EDMONTON -- Nurses face high rates of emotional and physical abuse on the job, but most don't tell anyone about it, a new study indicates.

 

 The amount of abuse nurses suffer is "surprisingly high and we're very disturbed about the under-reporting," said nursing professor Carole Estabrooks at the University of Alberta.

 

 The abuse could affect the quality of care patients receive and make it difficult for hospitals to recruit and keep nurses, she added.

 

 Patients were the most common source of abuse, but relatives, doctors and other nurses were also culprits.

 

 The study of 6,500 hospital-based registered nurses in 1998 found:

 

-   38 per cent said they had been emotionally abused within their last five shifts.

-   About 18 per cent said they had been threatened with assault.

-   17 per cent said they had been physically assaulted.

-   Almost eight per cent said they suffered verbal sexual abuse.

-   Half of one per cent said they had been sexually assaulted.

 

Fewer than half of those who said they had been abused reported it to anyone.

 

Estabrooks, the study's co-investigator, said the reasons for that are complicated, but probably have something to do with whether a nurse feels that taking abuse is part of the job.

 

Bev Dick, vice-president of the United Nurses of Alberta, said she sees a parallel with domestic abuse.

 

"We're dealing with something that goes back hundreds of years," she said. "Women have been socialized not to complain about these things.

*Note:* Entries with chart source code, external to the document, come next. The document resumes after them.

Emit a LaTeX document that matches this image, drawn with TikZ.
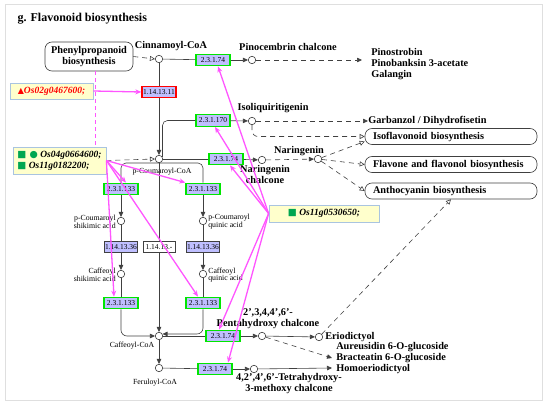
\documentclass[tikz,border=0pt]{standalone}
\usepackage{fontspec}
\setmainfont{Liberation Serif}
\newfontfamily\symfont{DejaVu Sans}
\usetikzlibrary{arrows.meta, positioning, calc}
\definecolor{enzfill}{HTML}{BFBFFF}
\definecolor{enzgreen}{HTML}{00E600}
\definecolor{linegray}{HTML}{404040}
\definecolor{pinkline}{HTML}{FF55FF}
\definecolor{genefill}{HTML}{FFFFCC}
\definecolor{geneedge}{HTML}{A9C4E0}
\definecolor{markgreen}{HTML}{00A651}
\tikzset{
	>={Triangle[length=5pt, width=4.5pt]},
	enz/.style={draw=enzgreen, line width=1.3pt, fill=enzfill, minimum width=34pt,
		minimum height=11.5pt, inner sep=0.5pt, font=\fontsize{7.5}{7.5}\selectfont},
	enzgray/.style={enz, draw=linegray, line width=0.5pt, minimum width=32pt},
	cpd/.style={circle, draw=linegray, fill=white, minimum size=7.5pt, inner sep=0pt},
	lbl/.style={font=\bfseries\fontsize{10.3}{11}\selectfont, inner sep=0pt, align=center},
	small/.style={font=\fontsize{7.8}{7.8}\selectfont, inner sep=0pt},
	pathbox/.style={draw=linegray, rounded corners=7pt, font=\bfseries\fontsize{10.3}{11}\selectfont},
	wide/.style={minimum height=16pt, text width=156pt, inner xsep=8pt, inner ysep=0pt, align=left},
	flow/.style={draw=linegray, ->},
	dashflow/.style={draw=linegray, dash pattern=on 5pt off 4pt, ->},
	dashopen/.style={draw=linegray, dash pattern=on 5pt off 4pt,
		-{Triangle[open, length=5pt, width=5pt]}},
	gene/.style={draw=geneedge, fill=genefill, line width=0.8pt, inner sep=3pt,
		font=\bfseries\itshape\fontsize{9.5}{11}\selectfont, align=left},
	pinkarrow/.style={draw=pinkline, line width=1.3pt, -{Stealth[length=6pt, width=5pt]}},
}
\begin{document}
\begin{tikzpicture}[x=1pt, y=-1pt, line width=0.6pt]
\useasboundingbox (0,0) rectangle (550,409);
\draw[gray!25, line width=1pt] (5,5) rectangle (542,401);

\node[anchor=west, font=\bfseries\fontsize{12}{14}\selectfont] (title) at (14,19) {g. Flavonoid biosynthesis};

% pathway boxes
\node[pathbox, minimum width=88pt, minimum height=29pt, inner sep=1pt, align=center] (phenyl) at (89,56.5) {Phenylpropanoid\\biosynthesis};
\node[pathbox, wide] (isofl) at (451,136.5) {Isoflavonoid biosynthesis};
\node[pathbox, wide] (flav) at (451,164.5) {Flavone and flavonol biosynthesis};
\node[pathbox, wide] (antho) at (451,191) {Anthocyanin biosynthesis};

% compounds
\node[cpd] (cinn) at (159,59) {};
\node[lbl] (cinnl) at (171,46) {Cinnamoyl-CoA};
\node[cpd] (pinoc) at (252,60) {};
\node[lbl] (pinocl) at (288,47) {Pinocembrin chalcone};
\node[lbl, anchor=west, align=left] (pinos) at (371,64.5) {Pinostrobin\\Pinobanksin 3-acetate\\Galangin};
\coordinate (pinosin) at (362,60);
\node[cpd] (isoliq) at (252,121) {};
\node[lbl] (isoliql) at (273,108) {Isoliquiritigenin};
\node[lbl, anchor=west] (garb) at (368,121) {Garbanzol / Dihydrofisetin};
\node[cpd] (pcoum) at (159,159) {};
\node[small] (pcouml) at (162,172) {p-Coumaroyl-CoA};
\node[cpd] (narch) at (262,160) {};
\node[lbl] (narchl) at (265,174) {Naringenin\\chalcone};
\node[cpd] (nar) at (318,159) {};
\node[lbl] (narl) at (299,151) {Naringenin};
\node[cpd] (pcs) at (121,221) {};
\node[small, anchor=east, align=right] (pcsl) at (116,222) {p-Coumaroyl\\shikimic acid};
\node[cpd] (pcq) at (203,221) {};
\node[small, anchor=west, align=left] (pcql) at (208,222) {p-Coumaroyl\\quinic acid};
\node[cpd] (cs) at (121,274) {};
\node[small, anchor=east, align=right] (csl) at (116,275) {Caffeoyl\\shikimic acid};
\node[cpd] (cq) at (203,274) {};
\node[small, anchor=west, align=left] (cql) at (208,275) {Caffeoyl\\quinic acid};
\node[cpd] (caff) at (159,336) {};
\node[small] (caffl) at (132,346) {Caffeoyl-CoA};
\node[cpd] (ferul) at (159,368) {};
\node[small] (ferull) at (155,383) {Feruloyl-CoA};
\node[cpd] (penta) at (262,336) {};
\node[lbl] (pental) at (268,319) {2',3,4,4',6'-\\Pentahydroxy chalcone};
\node[cpd] (erio) at (319,337) {};
\node[lbl, anchor=west] (eriol) at (325,337) {Eriodictyol};
\node[lbl, anchor=west, align=left] (aur) at (336,358) {Aureusidin 6-O-glucoside\\Bracteatin 6-O-glucoside\\Homoeriodictyol};
\coordinate (bract) at (332,358);
\coordinate (homo) at (332,368);
\node[cpd] (tetra) at (254,369) {};
\node[lbl] (tetral) at (289,383.5) {4,2',4',6'-Tetrahydroxy-\\3-methoxy chalcone};

% enzymes
\node[enz] (e74a) at (213,60) {2.3.1.74};
\node[enz, draw=red] (e1311) at (159,92) {1.14.13.11};
\node[enz] (e170) at (213,120.5) {2.3.1.170};
\node[enz] (e74b) at (226,159) {2.3.1.74};
\node[enz] (e133a) at (121,189) {2.3.1.133};
\node[enz] (e133b) at (203,189) {2.3.1.133};
\node[enzgray] (e136a) at (121,247) {1.14.13.36};
\node[enzgray, fill=white] (e1413) at (159,247) {1.14.13.-};
\node[enzgray] (e136b) at (203,247) {1.14.13.36};
\node[enz] (e133c) at (121,303) {2.3.1.133};
\node[enz] (e133d) at (203,303) {2.3.1.133};
\node[enz] (e74c) at (223,336) {2.3.1.74};
\node[enz] (e74d) at (215,369) {2.3.1.74};

% genes
\node[gene, text=red, minimum width=83pt, minimum height=16pt] (gene1) at (51.5,91) {{\symfont\fontsize{8}{8}\selectfont ▲}Os02g0467600;};
\node[gene, minimum width=93pt, minimum height=27pt] (gene2) at (59.5,160.5) {{\symfont\color{markgreen}■ ●} Os04g0664600;\\{\symfont\color{markgreen}■} Os11g0182200;};
\node[gene, minimum width=110pt, minimum height=17pt] (gene3) at (324,213.5) {{\symfont\color{markgreen}■} Os11g0530650;};

% main flow
\draw[dashopen] (phenyl.east) -- (cinn.west);
\draw[linegray] (cinn) -- (e74a);
\draw[flow] (e74a) -- (pinoc);
\draw[dashflow] (pinoc) -- (pinosin);
\draw[linegray] (cinn) -- (e1311);
\draw[flow] (e1311) -- (pcoum);
\draw[linegray, rounded corners=5pt] (pcoum.30) |- (e170.west);
\draw[flow] (e170) -- (isoliq);
\draw[dashflow] (isoliq) -- (garb.west);
\draw[dashopen, rounded corners=6pt] (isoliq.south) |- (isofl.west);
\draw[linegray] (pcoum) -- (e74b);
\draw[flow] (e74b) -- (narch);
\draw[dashflow] (narch) -- (nar);
\draw[dashopen] (nar) -- ([yshift=-5pt]isofl.west);
\draw[dashopen] (nar) -- (flav.west);
\draw[dashopen] (nar) -- (antho.west);
\draw[dashopen] (gene2.east) -- (pcoum.west);

% side branches
\coordinate (split) at (159,163);
\draw[linegray, rounded corners=5pt] (e133a.north) |- (split) -| (e133b.north);
\draw[flow] (e133a) -- (pcs);
\draw[linegray] (pcs) -- (e136a);
\draw[flow] (e136a) -- (cs);
\draw[linegray] (cs) -- (e133c);
\draw[flow, rounded corners=6pt] (e133c.south) |- (caff.west);
\draw[flow] (e133b) -- (pcq);
\draw[linegray] (pcq) -- (e136b);
\draw[flow] (e136b) -- (cq);
\draw[linegray] (cq) -- (e133d);
\draw[flow, rounded corners=6pt] (e133d.south) |- (caff.30);
\draw[linegray] (pcoum) -- (e1413);
\draw[flow] (e1413) -- (caff);

% lower chalcones
\draw[linegray] (caff.east) -- (e74c);
\draw[flow] (e74c) -- (penta);
\draw[flow] (penta) -- (erio);
\draw[dashflow] (penta) -- (bract);
\draw[dashopen] (erio) -- (antho.south);
\draw[flow] (caff) -- (ferul);
\draw[linegray] (ferul) -- (e74d);
\draw[flow] (e74d) -- (tetra);
\draw[flow] (tetra) -- (homo);

% gene links
\draw[pinkline, line width=1pt, dash pattern=on 4pt off 3pt] ([xshift=6pt]phenyl.south) -- ([xshift=35.5pt]gene2.north);
\draw[pinkarrow] (gene1.east) -- (e1311.west);
\draw[pinkarrow] (gene2.east) -- ([xshift=5pt]e133a.north);
\draw[pinkarrow] (gene2.east) -- (e133b.north west);
\draw[pinkarrow] (gene2.east) -- ([xshift=-7pt]e133c.north);
\draw[pinkarrow] (gene2.east) -- ([xshift=-5pt]e133d.north);
\draw[pinkarrow] (gene3.west) -- ([xshift=5pt]e74a.south);
\draw[pinkarrow] (gene3.west) -- ([xshift=2pt]e170.south);
\draw[pinkarrow] (gene3.west) -- ([xshift=4pt]e74b.south);
\draw[pinkarrow] (gene3.west) -- ([xshift=-4pt]e74c.north);
\draw[pinkarrow] (gene3.west) -- ([xshift=13pt]e74d.north);
\end{tikzpicture}
\end{document}
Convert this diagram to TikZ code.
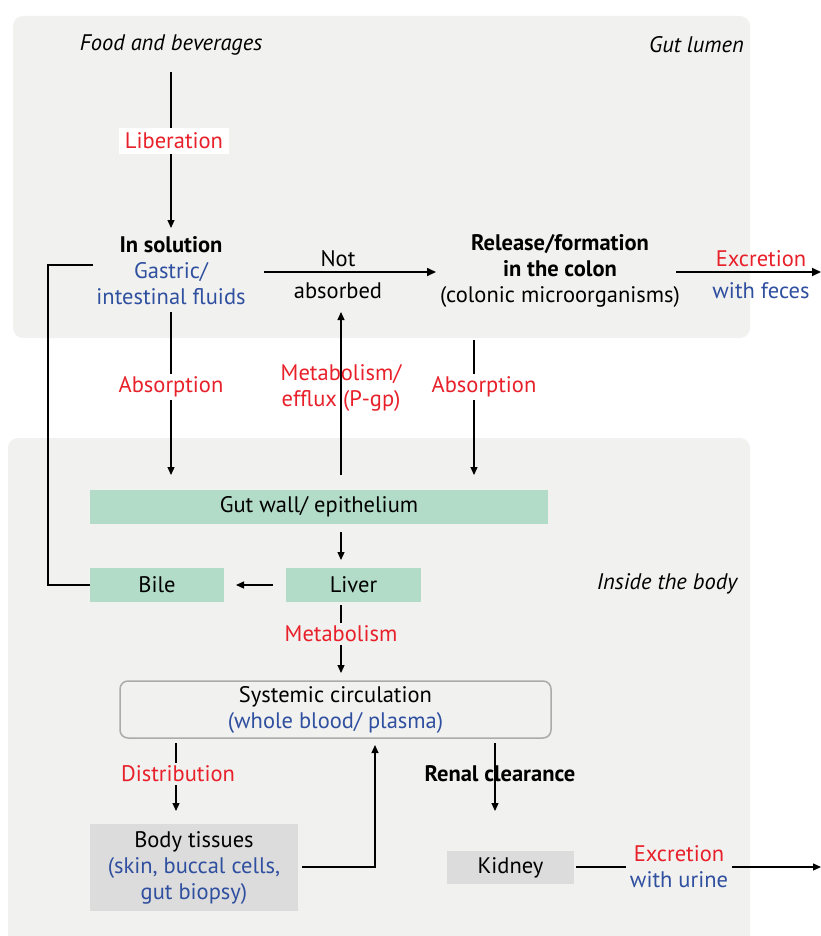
\documentclass[tikz,border=0pt]{standalone}
\usepackage{fontspec}
\setmainfont{PT Sans}
\usetikzlibrary{arrows.meta}
\definecolor{bgray}{HTML}{F1F1F0}
\definecolor{egreen}{HTML}{B3DCC8}
\definecolor{boxgray}{HTML}{DCDCDC}
\definecolor{tred}{HTML}{E8202A}
\definecolor{tblue}{HTML}{2F4F9F}
\tikzset{
  txt/.style={font=\fontsize{22.5}{26}\selectfont, inner sep=0pt, align=center},
  ital/.style={txt, font=\fontsize{22.5}{26}\selectfont\itshape},
  redt/.style={txt, text=tred},
  conn/.style={line width=1.2pt, -{Triangle[width=7pt,length=8pt]}},
  plain/.style={line width=1.2pt},
  greenbox/.style={txt, fill=egreen, minimum height=34pt},
  graybox/.style={txt, fill=boxgray},
  region/.style={fill=bgray, rounded corners=10pt},
}
\begin{document}
\begin{tikzpicture}[x=1pt,y=-1pt]
\useasboundingbox (0,0) rectangle (821,936);
% backgrounds
\fill[region] (13,16) rectangle (750,338);
\fill[region] (8,438) rectangle (750,950);

% top texts
\node[ital] (food) at (171,45) {Food and beverages};
\node[ital, anchor=east] (lumen) at (744,45) {Gut lumen};

% liberation
\coordinate (libtop) at (171,72);
\coordinate (libbot) at (171,228);
\draw[conn] (libtop) -- (libbot);
\node[redt, fill=white, inner xsep=6pt, minimum height=26pt] (lib) at (174,141) {Liberation};

% in solution
\node[txt] (sol) at (171,271) {\textbf{In solution}\\\textcolor{tblue}{Gastric/}\\\textcolor{tblue}{intestinal fluids}};

% not absorbed
\coordinate (nastart) at (264,272);
\coordinate (naend) at (436,272);
\draw[line width=1.6pt, -{Triangle[width=8pt,length=9pt]}] (nastart) -- (naend);
\node[txt] (not) at (338,259) {Not};
\node[txt] (absd) at (338,291) {absorbed};

% release
\node[txt] (rel) at (560,271) {\textbf{Release/formation}\\\textbf{in the colon}\\(colonic microorganisms)};

% excretion feces
\coordinate (fstart) at (676,272);
\coordinate (fend) at (821,272);
\draw[line width=1.6pt, -{Triangle[width=8pt,length=9pt]}] (fstart) -- (fend);
\node[redt] (exf) at (761,259) {Excretion};
\node[txt, text=tblue] (wf) at (761,291) {with feces};

% boxes
\node[greenbox, minimum width=458pt] (gut) at (319,507) {Gut wall/ epithelium};
\node[greenbox, minimum width=134pt] (bile) at (157,585) {Bile};
\node[greenbox, minimum width=135pt] (liver) at (353.5,585) {Liver};
\node[ital] (inside) at (667,584) {Inside the body};

% bile loop
\coordinate (looptop) at (93,265);
\coordinate (loopcorner) at (48,265);
\draw[plain] (looptop) -- (loopcorner) |- (bile.west);

% absorption left
\coordinate (a1s) at (171,312);
\coordinate (a1e) at (171,475);
\draw[conn] (a1s) -- (a1e);
\node[redt, fill=white, inner ysep=3pt] (abs1) at (171,387) {Absorption};

% metabolism / efflux
\coordinate (m1s) at (341,475);
\coordinate (m1e) at (341,312);
\draw[conn] (m1s) -- (m1e);
\node[redt] (met1) at (341,388) {Metabolism/\\efflux (P-gp)};

% absorption right
\coordinate (a2s) at (474,340);
\coordinate (a2e) at (474,475);
\draw[conn] (a2s) -- (a2e);
\node[redt, fill=white, inner ysep=3pt] (abs2) at (484,387) {Absorption};

% gut -> liver
\coordinate (glS) at (341,532);
\coordinate (glE) at (341,560);
\draw[conn] (glS) -- (glE);

% liver -> bile
\coordinate (lbS) at (273,585);
\coordinate (lbE) at (236,585);
\draw[conn] (lbS) -- (lbE);

% systemic circulation
\node[txt, draw=black!33, line width=1.5pt, fill=bgray, rounded corners=8pt, minimum width=431pt, minimum height=57pt] (sys) at (335.5,709.5) {Systemic circulation\\\textcolor{tblue}{(whole blood/ plasma)}};

% liver -> systemic
\coordinate (lsS) at (341,605);
\coordinate (lsE) at (341,673);
\draw[conn] (lsS) -- (lsE);
\node[redt, fill=bgray, inner ysep=3pt] (met2) at (341,634) {Metabolism};

% distribution
\coordinate (dS) at (176,743);
\coordinate (dE) at (176,811);
\draw[conn] (dS) -- (dE);
\node[redt, fill=bgray, inner ysep=3pt] (dist) at (178,774) {Distribution};

% body tissues
\node[graybox, minimum width=208pt, minimum height=87pt] (body) at (194,867.5) {Body tissues\\\textcolor{tblue}{(skin, buccal cells,}\\\textcolor{tblue}{gut biopsy)}};
\coordinate (btS) at (302,867);
\coordinate (btE) at (375,745);
\draw[conn] (btS) -| (btE);

% renal
\coordinate (rS) at (495,743);
\coordinate (rE) at (495,811);
\draw[conn] (rS) -- (rE);
\node[txt, font=\fontsize{22.5}{26}\selectfont\bfseries] (renal) at (500,774) {Renal clearance};

% kidney
\node[graybox, minimum width=127pt, minimum height=33pt] (kid) at (510.5,867.5) {Kidney};
\coordinate (kS) at (576,867);
\coordinate (kE) at (821,867);
\draw[conn] (kS) -- (kE);
\node[txt, fill=bgray, inner xsep=4pt] (exu) at (679,867) {\textcolor{tred}{Excretion}\\\textcolor{tblue}{with urine}};
\end{tikzpicture}
\end{document}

Nurses have been socialized even further."

 

Cuts in the 1990s made nurses more vulnerable to abuse because waiting times were longer in emergency rooms and nurses had less time to look after patients' needs, she said.

 

Estabrooks said she couldn't draw those conclusions based on the study.

 

Dick, a nurse for 27 years, said people do things to nurses they would never do to strangers.

 

"I've been punched and kicked and bitten and sworn at."

 

The study is part of a larger, international research project aimed at determining how the organization of nursing care affects patients. It is to be completed in August 2001.